By Stephen Dinan, The Washington Times, Thursday, May 7, 2015 - Senators voted overwhelmingly Thursday to force President Obama to submit to Congress any nuclear deal he reaches with Iran, giving lawmakers a final say before the administration cancels economic sanctions on the Islamic nation.
The 98-1 tally in favor of the bill was a rebuke to Mr. Obama, who had wanted to have a free hand to negotiate with Iran, but will now have to make sure whatever terms he strikes can gain approval of enough members of Congress to stick.
The House must still vote to approve the deal, but passage there is all but certain later this month. read moreThe vote was 98-1 with only Tom Cotton of Arkansas voting "no." The objection of Cotton, as well as that of some conservative advocacy groups, is that Congress was giving up its powers by putting the burden on Congress to stop a deal, rather than on the White House to sell the deal. “A nuclear-arms agreement with any adversary — especially the terror-sponsoring, Islamist Iranian regime — should be submitted as a treaty and obtain a two-thirds majority vote in the Senate as required by the Constitution,” said Senator Cotton.
Of course, in theory, he and the conservative advocacy groups who argue that point of view are correct. An agreement to end sanctions and impose a nuclear arms agreement should be considered a treaty and should go to Congress. But, as a practical matter, that was not going to happen. President Obama was going to approve a deal without Congressional review. He was not gong to call the deal a "treaty" and submit it to Congress and Congress was not going to make him. A President can rule by fiat if Congress allows it. The constitution does not enforce itself. Congress was not going to impeach President Obama for failure to submit an Iran agreement to Congress. What we ended up with is a strong, almost unanimous vote to require the President to submit it to Congress.
When submitted to Congress, Congress will be given a month to pass a resolution of disapproval. If they do not pass a disapproval motion then the deal is approved. If they do, the President may veto it. If the President vetoes the disapproval resolution then it would take two-thirds vote in both houses to override the veto. So, a determined one-third could stop a veto override.
I would much prefer we follow the Constitution, but at least this will get a public airing of the deal. If will get the issue in the news. There can be debate and hearings. If it is a bad deal, the public will learn of it. If it passes by only the support of one-third of one house of Congress, the public will question the wisdom of the deal and also the world will know the President does not have the support of the country in approving the deal.
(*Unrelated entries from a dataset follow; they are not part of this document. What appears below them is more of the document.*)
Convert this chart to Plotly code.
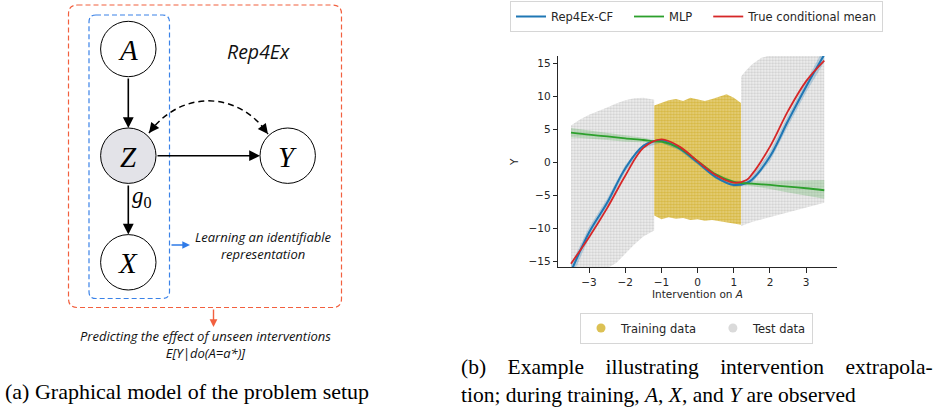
import plotly.graph_objects as go

# ---------------- data ----------------
TRUE_A = [-3.5, -3.0, -2.5, -2.0, -1.5, -1.0, -0.5, 0.0, 0.5, 1.0, 1.35, 1.5, 2.0, 2.5, 3.0, 3.5]
TRUE_MEAN = [-15.3, -11.3, -6.9, -2.0, 2.2, 3.5, 2.4, 0.2, -1.9, -3.05, -2.65, -1.8, 2.4, 7.8, 12.3, 15.4]

REP_A = [-3.5, -3.0, -2.5, -2.0, -1.5, -1.0, -0.5, 0.0, 0.5, 1.0, 1.35, 1.5, 2.0, 2.5, 3.0, 3.5]
REP4EX = [-16.5, -10.6, -6.1, -0.9, 2.5, 3.3, 2.1, 0.0, -2.2, -3.4, -3.1, -2.6, 0.9, 6.3, 11.5, 16.3]
REP4EX_LO = [-17.6, -11.4, -6.7, -1.4, 2.2, 3.0, 1.8, -0.3, -2.5, -3.7, -3.5, -3.1, 0.2, 5.5, 10.6, 15.2]
REP4EX_HI = [-15.4, -9.8, -5.5, -0.4, 2.8, 3.6, 2.4, 0.3, -1.9, -3.1, -2.7, -2.1, 1.6, 7.1, 12.4, 17.4]

MLP_A = [-3.5, -3.0, -2.5, -2.0, -1.5, -1.2, -1.0, -0.5, 0.0, 0.5, 1.0, 1.2, 1.5, 2.0, 2.5, 3.0, 3.5]
MLP = [4.5, 4.2, 3.95, 3.65, 3.4, 3.2, 3.15, 2.2, 0.2, -1.8, -2.95, -3.1, -3.2, -3.4, -3.65, -3.9, -4.2]
MLP_HI = [5.2, 4.85, 4.5, 4.15, 3.75, 3.4, 3.35, 2.4, 0.4, -1.6, -2.75, -2.9, -2.85, -2.8, -2.75, -2.7, -2.65]
MLP_LO = [3.8, 3.6, 3.4, 3.15, 3.0, 3.0, 2.95, 2.0, 0.0, -2.0, -3.15, -3.3, -3.55, -4.0, -4.55, -5.05, -5.5]

TRAIN_A = [-1.2, -1.0, -0.8, -0.6, -0.4, -0.2, 0.0, 0.2, 0.4, 0.6, 0.8, 1.0, 1.2]
TRAIN_UP = [8.6, 9.0, 9.4, 9.6, 9.3, 9.8, 9.6, 9.3, 9.6, 9.9, 10.3, 9.8, 9.0]
TRAIN_LO = [-8.0, -8.6, -8.3, -8.5, -8.4, -8.7, -8.6, -8.8, -8.7, -8.9, -9.0, -9.2, -9.4]

TEST_LEFT_A = [-3.5, -3.25, -3.0, -2.75, -2.5, -2.25, -2.0, -1.75, -1.5, -1.2]
TEST_LEFT_UP = [5.6, 6.5, 7.2, 7.7, 8.3, 8.9, 9.4, 9.7, 9.8, 9.5]
TEST_LEFT_LO = [-16.0, -16.0, -16.0, -16.0, -16.0, -15.2, -13.8, -12.4, -11.2, -10.3]

TEST_RIGHT_A = [1.2, 1.35, 1.5, 1.75, 2.0, 2.5, 3.0, 3.5]
TEST_RIGHT_UP = [13.0, 14.0, 14.8, 15.8, 16.2, 16.2, 16.2, 16.2]
TEST_RIGHT_LO = [-9.6, -9.3, -9.0, -8.6, -8.3, -7.6, -6.8, -6.1]

X_TICKS = [-3, -2, -1, 0, 1, 2, 3]
Y_TICKS = [-15, -10, -5, 0, 5, 10, 15]

# ---------------- helpers for pixel placement ----------------
W, H = 937, 408


def px(x):
    return x / W


def py(y):
    return 1 - y / H


BLUE = "#1f77b4"
GREEN = "#2ca02c"
RED = "#d62728"
YELLOW = "#dcc154"
FONT = "DejaVu Sans"
SERIF = "Liberation Serif"
HAND = "Open Sans"

fig = go.Figure()


def band(xs, lo, hi, color):
    fig.add_trace(go.Scatter(x=xs + xs[::-1], y=hi + lo[::-1], fill="toself",
                             mode="lines", line=dict(width=0), fillcolor=color,
                             showlegend=False, hoverinfo="skip"))


def cloud(xs, lo, hi, color, bg, size, solidity):
    fig.add_trace(go.Scatter(x=xs + xs[::-1], y=hi + lo[::-1], fill="toself",
                             mode="lines", line=dict(width=0), fillcolor=bg,
                             fillpattern=dict(shape=".", fgcolor=color, bgcolor=bg,
                                              size=size, solidity=solidity),
                             showlegend=False, hoverinfo="skip"))


cloud(TEST_LEFT_A, TEST_LEFT_LO, TEST_LEFT_UP, "#d0d0d0", "#f0f0f0", 3, 0.45)
cloud(TEST_RIGHT_A, TEST_RIGHT_LO, TEST_RIGHT_UP, "#d0d0d0", "#f0f0f0", 3, 0.45)
cloud(TRAIN_A, TRAIN_LO, TRAIN_UP, "#d6b842", "#e6d07e", 3, 0.5)

band(MLP_A, MLP_LO, MLP_HI, "rgba(44,160,44,0.22)")
band(REP_A, REP4EX_LO, REP4EX_HI, "rgba(31,119,180,0.25)")

NB = "\u00a0"
fig.add_trace(go.Scatter(x=REP_A, y=REP4EX, mode="lines", name="Rep4Ex-CF" + NB * 3,
                         line=dict(color=BLUE, width=2, shape="spline", smoothing=1.0),
                         legend="legend"))
fig.add_trace(go.Scatter(x=MLP_A, y=MLP, mode="lines", name="MLP" + NB * 3,
                         line=dict(color=GREEN, width=1.8, shape="spline", smoothing=0.8),
                         legend="legend"))
fig.add_trace(go.Scatter(x=TRUE_A, y=TRUE_MEAN, mode="lines", name="True conditional mean",
                         line=dict(color=RED, width=1.8, shape="spline", smoothing=1.0),
                         legend="legend"))

# legend proxies for the point clouds
fig.add_trace(go.Scatter(x=[None], y=[None], mode="markers", name="Training data" + NB * 3,
                         marker=dict(color=YELLOW, size=9), legend="legend2"))
fig.add_trace(go.Scatter(x=[None], y=[None], mode="markers", name="Test data",
                         marker=dict(color="#dadada", size=9), legend="legend2"))

# ---------------- diagram (panel a) ----------------
shapes = []
ann = []


def text(x, y, s, family, size, color="black", xa="center", ya="middle", **kw):
    ann.append(dict(x=px(x), y=py(y), xref="paper", yref="paper", text=s, showarrow=False,
                    xanchor=xa, yanchor=ya, font=dict(family=family, size=size, color=color), **kw))


def rrect(x0, y0, x1, y1, r, color):
    pts = [("M", [(x0 + r, y0)]), ("L", [(x1 - r, y0)]), ("Q", [(x1, y0), (x1, y0 + r)]),
           ("L", [(x1, y1 - r)]), ("Q", [(x1, y1), (x1 - r, y1)]), ("L", [(x0 + r, y1)]),
           ("Q", [(x0, y1), (x0, y1 - r)]), ("L", [(x0, y0 + r)]), ("Q", [(x0, y0), (x0 + r, y0)])]
    path = " ".join(c + " " + " ".join(f"{px(a):.5f},{py(b):.5f}" for a, b in p) for c, p in pts) + " Z"
    shapes.append(dict(type="path", path=path, xref="paper", yref="paper",
                       line=dict(color=color, width=1.2, dash="5px,3px")))


rrect(68.5, 5, 341.5, 307.5, 9, "#f2603f")
rrect(89, 15, 169.5, 298.5, 7, "#3a82e8")

R = 27.7
for cx, cy, lab, fill in [(128.3, 49, "A", "white"), (128.3, 155.7, "Z", "#e3e3e8"),
                          (287.7, 155.7, "Y", "white"), (128.3, 262.3, "X", "white")]:
    shapes.append(dict(type="circle", xref="paper", yref="paper",
                       x0=px(cx - R), x1=px(cx + R), y0=py(cy + R), y1=py(cy - R),
                       line=dict(color="black", width=1), fillcolor=fill))
    text(cx, cy + 1, f"<i>{lab}</i>", SERIF, 29)

# dashed bidirected curve Z <-> Y
p0, c1, c2, p1 = (149, 133), (180, 90), (238, 90), (268, 134)
shapes.append(dict(type="path", xref="paper", yref="paper",
                   path=f"M {px(p0[0])},{py(p0[1])} C {px(c1[0])},{py(c1[1])} {px(c2[0])},{py(c2[1])} {px(p1[0])},{py(p1[1])}",
                   line=dict(color="black", width=1.5, dash="6px,4px")))


def arrow(tx, ty, hx, hy, color="black", width=1.6, size=1.35):
    ann.append(dict(x=px(hx), y=py(hy), xref="paper", yref="paper", ax=tx - hx, ay=ty - hy,
                    axref="pixel", ayref="pixel", text="", showarrow=True, arrowhead=2,
                    arrowsize=size, arrowwidth=width, arrowcolor=color, standoff=0))


arrow(128.3, 77, 128.3, 128)
arrow(156, 155.7, 260, 155.7)
arrow(128.3, 184, 128.3, 234.5)
arrow(156, 124, 149, 133, width=1.5)
arrow(261, 125, 268, 134, width=1.5)
arrow(170, 245, 190, 245, color="#2f7be8", width=1.4, size=1.1)
arrow(213.5, 308, 213.5, 327, color="#f2603f", width=1.4, size=1.1)

text(142, 197, "<i>g</i><sub>0</sub>", SERIF, 23)
TXT = "#111111"
text(258, 51, "<i>Rep4Ex</i>", HAND, 19.5, TXT)
text(263, 245, "<i>Learning an identifiable</i><br><i>representation</i>", HAND, 13, TXT)
text(205, 344, "<i>Predicting the effect of unseen interventions</i><br><i>E[Y|do(A=a*)]</i>", HAND, 13, TXT)

# captions
text(3, 391, "(a) Graphical model of the problem setup", SERIF, 22, xa="left")
text(459, 381, "(b)" + NB * 3 + " Example" + NB * 3 + " illustrating" + NB * 3 + " intervention" + NB * 3 + " extrapola-<br>"
     "tion; during training, <i>A</i>, <i>X</i>, and <i>Y</i> are observed", SERIF, 21.5, xa="left", align="left")

# axis titles of panel b
text(697.7, 294, "Intervention on <i>A</i>", FONT, 10.5, "#262626")
text(514, 162, "Y", FONT, 10.5, "#262626", textangle=-90)

axis_common = dict(showgrid=False, zeroline=False, showline=True, linecolor="#262626", linewidth=1.2,
                   ticks="outside", ticklen=4.5, tickwidth=1, tickcolor="#262626",
                   tickfont=dict(family=FONT, size=10.5, color="#262626"), automargin=False)

fig.update_layout(
    width=W, height=H, margin=dict(l=0, r=0, t=0, b=0, autoexpand=False),
    paper_bgcolor="white", plot_bgcolor="rgba(0,0,0,0)", template="none",
    xaxis=dict(domain=[px(558.3), px(837.3)], range=[-3.85, 3.86], tickvals=X_TICKS, **axis_common),
    yaxis=dict(domain=[py(267.3), py(56)], range=[-15.85, 16.1], tickvals=Y_TICKS, **axis_common),
    shapes=shapes, annotations=ann,
    legend=dict(orientation="h", x=px(510), y=py(1), xanchor="left", yanchor="top",
                bordercolor="#d6d6d6", borderwidth=1, bgcolor="white",
                font=dict(family=FONT, size=11.5, color="#262626"), itemwidth=30),
    legend2=dict(orientation="h", x=px(580), y=py(312.5), xanchor="left", yanchor="top",
                 bordercolor="#d6d6d6", borderwidth=1, bgcolor="white",
                 font=dict(family=FONT, size=11.5, color="#262626"), itemwidth=30),
    showlegend=True,
)

fig.write_html("out.html")
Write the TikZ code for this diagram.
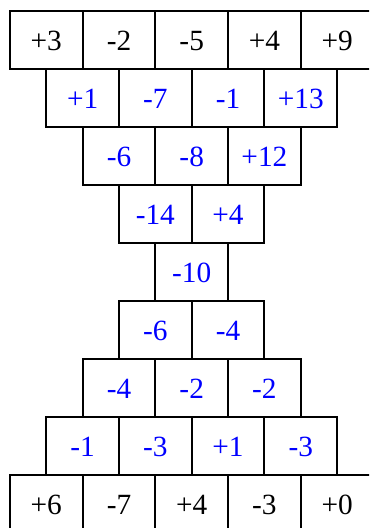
\documentclass[tikz,border=0pt]{standalone}
\usepackage{fontspec}
\setmainfont{Liberation Serif}
\begin{document}
\begin{tikzpicture}[x=0.75pt,y=-0.75pt,
  cell/.style={draw, line width=1.5pt, minimum width=54.5pt, minimum height=43.5pt,
    inner sep=0pt, text height=15.5pt, text depth=0pt,
    font=\fontsize{22}{25}\selectfont},
  given/.style={cell, text=black},
  derived/.style={cell, text=blue}]
\useasboundingbox (0,0) rectangle (369,528);
\clip (0,0) rectangle (369,528);
% row 1
\node[given] (r1a) at (46.3,39.7) {+3};
\node[given] (r1b) at (119.0,39.7) {-2};
\node[given] (r1c) at (191.7,39.7) {-5};
\node[given] (r1d) at (264.4,39.7) {+4};
\node[given] (r1e) at (337.1,39.7) {+9};
% row 2
\node[derived] (r2a) at (82.65,97.7) {+1};
\node[derived] (r2b) at (155.35,97.7) {-7};
\node[derived] (r2c) at (228.05,97.7) {-1};
\node[derived] (r2d) at (300.75,97.7) {+13};
% row 3
\node[derived] (r3a) at (119.0,155.7) {-6};
\node[derived] (r3b) at (191.7,155.7) {-8};
\node[derived] (r3c) at (264.4,155.7) {+12};
% row 4
\node[derived] (r4a) at (155.35,213.7) {-14};
\node[derived] (r4b) at (228.05,213.7) {+4};
% row 5
\node[derived] (r5a) at (191.7,271.7) {-10};
% row 6
\node[derived] (r6a) at (155.35,329.7) {-6};
\node[derived] (r6b) at (228.05,329.7) {-4};
% row 7
\node[derived] (r7a) at (119.0,387.7) {-4};
\node[derived] (r7b) at (191.7,387.7) {-2};
\node[derived] (r7c) at (264.4,387.7) {-2};
% row 8
\node[derived] (r8a) at (82.65,445.7) {-1};
\node[derived] (r8b) at (155.35,445.7) {-3};
\node[derived] (r8c) at (228.05,445.7) {+1};
\node[derived] (r8d) at (300.75,445.7) {-3};
% row 9
\node[given] (r9a) at (46.3,503.7) {+6};
\node[given] (r9b) at (119.0,503.7) {-7};
\node[given] (r9c) at (191.7,503.7) {+4};
\node[given] (r9d) at (264.4,503.7) {-3};
\node[given] (r9e) at (337.1,503.7) {+0};
\end{tikzpicture}
\end{document}
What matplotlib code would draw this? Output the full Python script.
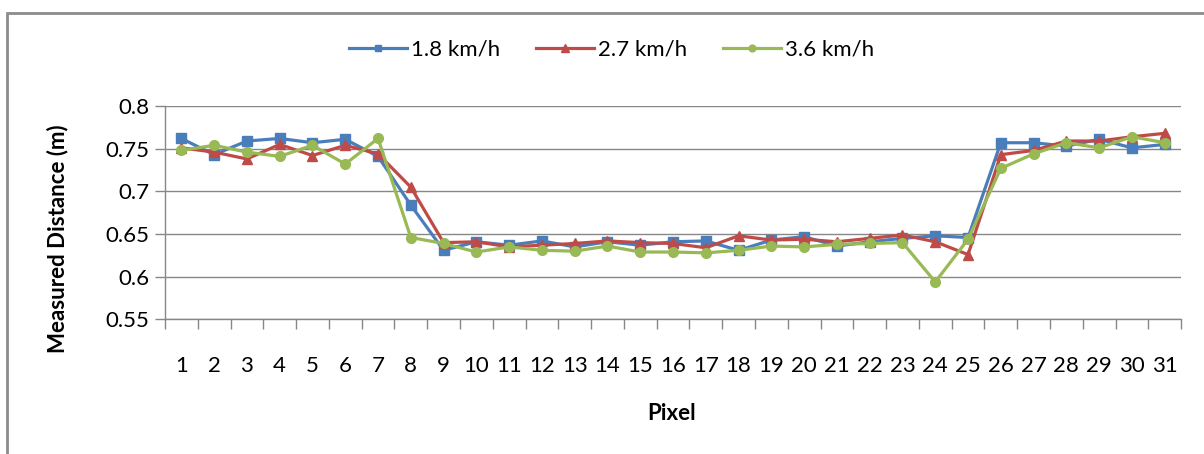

This is not a great way to pass a treaty, this is not the way it should be done, this is not the way the Constitutions lays it out; but, this is a heck of a lot better than no congressional input at all and that was what was going to happen.
Also, should the deal be approved with only one-third support of one house, Congress my impose new sanctions. The deal may not be a done deal even if President Obama can maintain a veto.
Congratulations to Bob Corker for pulling this off. I know some fire-brand conservatives will think Bob Corker is a traitor for passing this piece of legislation. If they do, then they must think the same thing of everyone who voted for it. That is Rand Paul, Ted Cruz, Tim Scott, and Mike Lee. Do they really think only Tom Cotton got it right?